- **Source material**
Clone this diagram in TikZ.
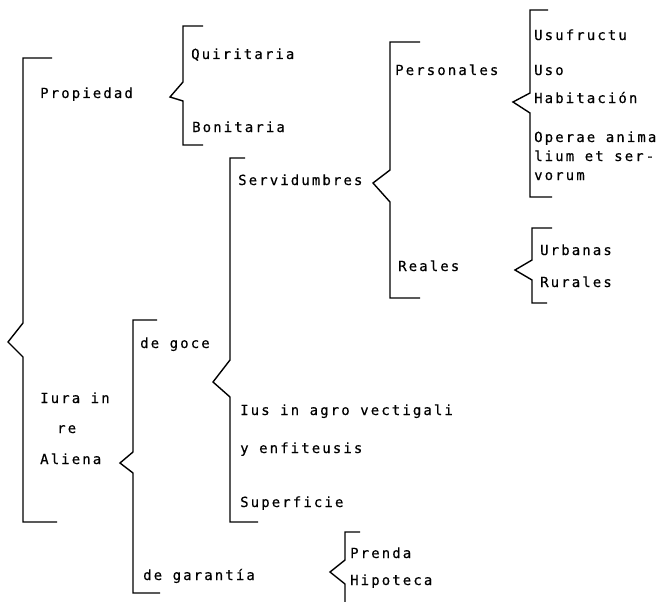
\documentclass[tikz,border=0pt]{standalone}
\usepackage{fontspec}
\newfontfamily\twfont[LetterSpace=15,FakeBold=0.4]{DejaVu Sans Mono}
\begin{document}
\begin{tikzpicture}[x=1pt,y=-1pt,
  lbl/.style={anchor=base west, inner sep=0pt, font=\twfont\fontsize{14}{17}\selectfont},
  brk/.style={line width=1.4pt, line join=miter}]
\fill[white] (0,0) rectangle (670,602);
\useasboundingbox (0,0) rectangle (670,602);
% texts
\node[lbl] (prop) at (40,98) {Propiedad};
\node[lbl] (quir) at (191,59) {Quiritaria};
\node[lbl] (boni) at (192,132) {Bonitaria};
\node[lbl] (serv) at (238,185) {Servidumbres};
\node[lbl] (pers) at (395,75) {Personales};
\node[lbl] (real) at (398,271) {Reales};
\node[lbl] (usuf) at (534,40) {Usufructu};
\node[lbl] (uso) at (534,75) {Uso};
\node[lbl] (habi) at (534,103) {Habitación};
\node[lbl] (opa) at (534,142) {Operae anima};
\node[lbl] (opb) at (534,161) {lium et ser-};
\node[lbl] (opc) at (534,180) {vorum};
\node[lbl] (urba) at (540,255) {Urbanas};
\node[lbl] (rura) at (540,287) {Rurales};
\node[lbl] (goce) at (140,348) {de goce};
\node[lbl] (iura) at (40,403) {Iura in};
\node[lbl] (re) at (57,433) {re};
\node[lbl] (alie) at (40,464) {Aliena};
\node[lbl] (ius) at (240,415) {Ius in agro vectigali};
\node[lbl] (enfi) at (240,453) {y enfiteusis};
\node[lbl] (supe) at (240,507) {Superficie};
\node[lbl] (gara) at (143,580) {de garantía};
\node[lbl] (pren) at (350,558) {Prenda};
\node[lbl] (hipo) at (350,585) {Hipoteca};
% brackets
\draw[brk] (52,58) -- (23,58) -- (23,323) -- (8,342) -- (23,357) -- (23,522) -- (57,522);
\draw[brk] (203,26) -- (183,26) -- (183,82) -- (170,97) -- (183,101) -- (183,145) -- (203,145);
\draw[brk] (245,158) -- (230,158) -- (230,360) -- (213,382) -- (230,397) -- (230,522) -- (258,522);
\draw[brk] (420,42) -- (390,42) -- (390,170) -- (373,183) -- (390,202) -- (390,298) -- (420,298);
\draw[brk] (548,10) -- (530,10) -- (530,93) -- (513,102) -- (530,113) -- (530,197) -- (552,197);
\draw[brk] (552,228) -- (532,228) -- (532,260) -- (515,270) -- (532,280) -- (532,303) -- (547,303);
\draw[brk] (157,320) -- (133,320) -- (133,452) -- (120,463) -- (133,473) -- (133,593) -- (160,593);
\draw[brk] (360,532) -- (345,532) -- (345,560) -- (330,572) -- (345,584) -- (345,602);
\end{tikzpicture}
\end{document}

- **Problem details**
Copy the whole of the material above exactly, but not its images.

- **Reply to the task**
Clone this diagram in TikZ.
\documentclass[tikz,border=0pt]{standalone}
\usepackage{fontspec}
\newfontfamily\twfont[LetterSpace=15,FakeBold=0.4]{DejaVu Sans Mono}
\begin{document}
\begin{tikzpicture}[x=1pt,y=-1pt,
  lbl/.style={anchor=base west, inner sep=0pt, font=\twfont\fontsize{14}{17}\selectfont},
  brk/.style={line width=1.4pt, line join=miter}]
\fill[white] (0,0) rectangle (670,602);
\useasboundingbox (0,0) rectangle (670,602);
% texts
\node[lbl] (prop) at (40,98) {Propiedad};
\node[lbl] (quir) at (191,59) {Quiritaria};
\node[lbl] (boni) at (192,132) {Bonitaria};
\node[lbl] (serv) at (238,185) {Servidumbres};
\node[lbl] (pers) at (395,75) {Personales};
\node[lbl] (real) at (398,271) {Reales};
\node[lbl] (usuf) at (534,40) {Usufructu};
\node[lbl] (uso) at (534,75) {Uso};
\node[lbl] (habi) at (534,103) {Habitación};
\node[lbl] (opa) at (534,142) {Operae anima};
\node[lbl] (opb) at (534,161) {lium et ser-};
\node[lbl] (opc) at (534,180) {vorum};
\node[lbl] (urba) at (540,255) {Urbanas};
\node[lbl] (rura) at (540,287) {Rurales};
\node[lbl] (goce) at (140,348) {de goce};
\node[lbl] (iura) at (40,403) {Iura in};
\node[lbl] (re) at (57,433) {re};
\node[lbl] (alie) at (40,464) {Aliena};
\node[lbl] (ius) at (240,415) {Ius in agro vectigali};
\node[lbl] (enfi) at (240,453) {y enfiteusis};
\node[lbl] (supe) at (240,507) {Superficie};
\node[lbl] (gara) at (143,580) {de garantía};
\node[lbl] (pren) at (350,558) {Prenda};
\node[lbl] (hipo) at (350,585) {Hipoteca};
% brackets
\draw[brk] (52,58) -- (23,58) -- (23,323) -- (8,342) -- (23,357) -- (23,522) -- (57,522);
\draw[brk] (203,26) -- (183,26) -- (183,82) -- (170,97) -- (183,101) -- (183,145) -- (203,145);
\draw[brk] (245,158) -- (230,158) -- (230,360) -- (213,382) -- (230,397) -- (230,522) -- (258,522);
\draw[brk] (420,42) -- (390,42) -- (390,170) -- (373,183) -- (390,202) -- (390,298) -- (420,298);
\draw[brk] (548,10) -- (530,10) -- (530,93) -- (513,102) -- (530,113) -- (530,197) -- (552,197);
\draw[brk] (552,228) -- (532,228) -- (532,260) -- (515,270) -- (532,280) -- (532,303) -- (547,303);
\draw[brk] (157,320) -- (133,320) -- (133,452) -- (120,463) -- (133,473) -- (133,593) -- (160,593);
\draw[brk] (360,532) -- (345,532) -- (345,560) -- (330,572) -- (345,584) -- (345,602);
\end{tikzpicture}
\end{document}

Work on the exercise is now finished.